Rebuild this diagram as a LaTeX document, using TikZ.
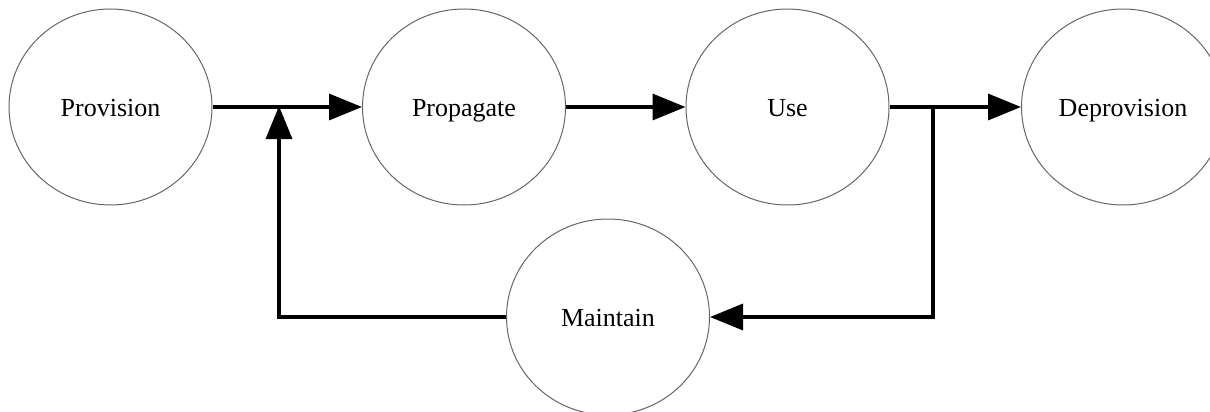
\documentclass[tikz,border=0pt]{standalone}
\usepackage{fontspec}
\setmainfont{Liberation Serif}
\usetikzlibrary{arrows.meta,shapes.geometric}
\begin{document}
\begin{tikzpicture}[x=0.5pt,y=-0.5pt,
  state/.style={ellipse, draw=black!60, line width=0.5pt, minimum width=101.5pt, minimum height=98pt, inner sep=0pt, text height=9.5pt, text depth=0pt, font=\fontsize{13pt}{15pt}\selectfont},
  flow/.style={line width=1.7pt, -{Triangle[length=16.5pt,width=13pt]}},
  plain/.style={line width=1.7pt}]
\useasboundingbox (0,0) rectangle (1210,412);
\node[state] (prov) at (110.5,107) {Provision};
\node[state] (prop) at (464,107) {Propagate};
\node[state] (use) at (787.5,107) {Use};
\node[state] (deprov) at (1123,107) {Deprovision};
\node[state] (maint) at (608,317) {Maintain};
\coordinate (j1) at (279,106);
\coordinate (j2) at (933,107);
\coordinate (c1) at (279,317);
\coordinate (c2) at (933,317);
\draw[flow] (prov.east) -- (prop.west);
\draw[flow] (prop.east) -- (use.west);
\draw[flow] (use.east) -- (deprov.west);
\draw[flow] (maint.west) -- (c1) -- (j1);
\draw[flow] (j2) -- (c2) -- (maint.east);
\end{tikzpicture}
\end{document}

+ + + + + + +

• _REQUIREMENTS_:
Keep the pictures out of the copy and write out the data exactly as it stands.

• _RESULT OF THIS TASK_:
Rebuild this diagram as a LaTeX document, using TikZ.
\documentclass[tikz,border=0pt]{standalone}
\usepackage{fontspec}
\setmainfont{Liberation Serif}
\usetikzlibrary{arrows.meta,shapes.geometric}
\begin{document}
\begin{tikzpicture}[x=0.5pt,y=-0.5pt,
  state/.style={ellipse, draw=black!60, line width=0.5pt, minimum width=101.5pt, minimum height=98pt, inner sep=0pt, text height=9.5pt, text depth=0pt, font=\fontsize{13pt}{15pt}\selectfont},
  flow/.style={line width=1.7pt, -{Triangle[length=16.5pt,width=13pt]}},
  plain/.style={line width=1.7pt}]
\useasboundingbox (0,0) rectangle (1210,412);
\node[state] (prov) at (110.5,107) {Provision};
\node[state] (prop) at (464,107) {Propagate};
\node[state] (use) at (787.5,107) {Use};
\node[state] (deprov) at (1123,107) {Deprovision};
\node[state] (maint) at (608,317) {Maintain};
\coordinate (j1) at (279,106);
\coordinate (j2) at (933,107);
\coordinate (c1) at (279,317);
\coordinate (c2) at (933,317);
\draw[flow] (prov.east) -- (prop.west);
\draw[flow] (prop.east) -- (use.west);
\draw[flow] (use.east) -- (deprov.west);
\draw[flow] (maint.west) -- (c1) -- (j1);
\draw[flow] (j2) -- (c2) -- (maint.east);
\end{tikzpicture}
\end{document}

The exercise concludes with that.